O processo de construção das unidades é outro. São duas ações civis públicas do Ministério Público. O que nós tivemos de fato foi um habeas corpus coletivo, impetrado pela Defensoria Pública com relação aos adolescentes de Linhares. Por isso a decisão saiu para a unidade de Linhares. Mas como ele fixou 119% e é um ministro do STF, estamos usando como parâmetro para o resto do Estado.

Em todo o Estado vai ter essa seleção?

A região Sul não tem uma superlotação tão grande porque Linhares atende a 32 municípios, metade do Estado e municípios grandes, onde há problemas de violência. Por isso o tribunal sentenciou a construção de uma unidade em Colatina (Noroeste).

Quanto tempo demora para construir uma unidade?

Uns dois anos, acredito.

Vocês então vão ter que administrar essa superlotação pelos próximos dois anos?

Na verdade a administração não é do poder judiciário, mas vamos auxiliar no que puder para administrar a crise. Sempre houve superlotação. Pode ser que o Supremo queira resolver a situação não só das unidades, mas presídios, como tem várias decisões. Mas deve ser administrado em conjunto, porque não é um assunto de cada instituição, é um assunto da sociedade, porque a violência que permeia vidas é da sociedade, é de todos nós. Não sou só juíza, sou uma cidadã que exerce a função de juíza e vivo nessa sociedade. É interessante ouvir todo mundo.

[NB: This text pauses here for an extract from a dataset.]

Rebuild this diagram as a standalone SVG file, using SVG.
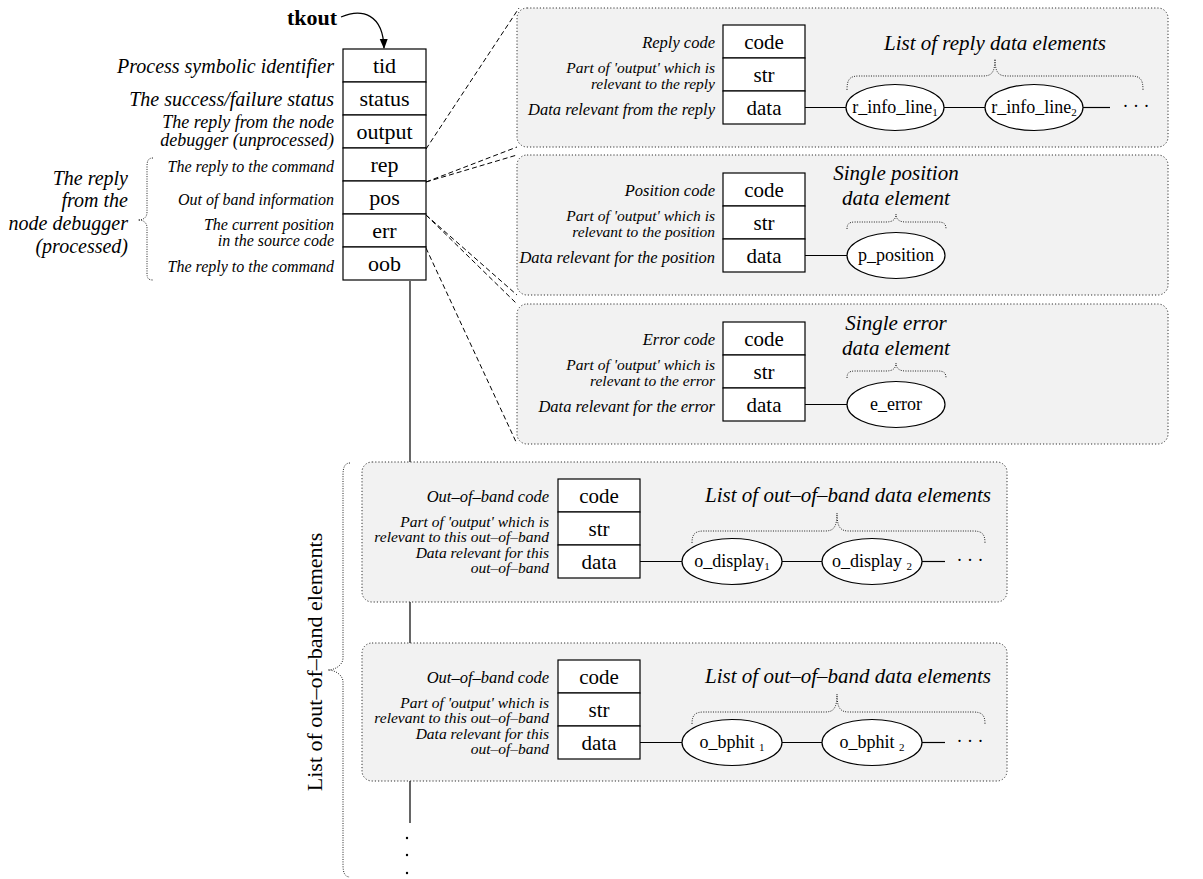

A audiência pública tem data marcada?

Nós estamos tomando cuidado por causa do período eleitoral, fazer de forma para ter respeito que o eleitor precisa ter. Mas de qualquer forma essa reunião ou audiência pública seria na forma de “o que está sendo feito por vocês na hora de dar uma sentença?”. O juíz se sente perdido, porque para onde encaminhar? Você não tem para onde encaminhar e gostaríamos de saber o que está sendo feito e o que pode ser oferecido para nós para que na hora da sentença não pensar em uma internação e sim no meio aberto, que vai ser efetivo.

Há três municípios em que há acolhimento e participação de projetos?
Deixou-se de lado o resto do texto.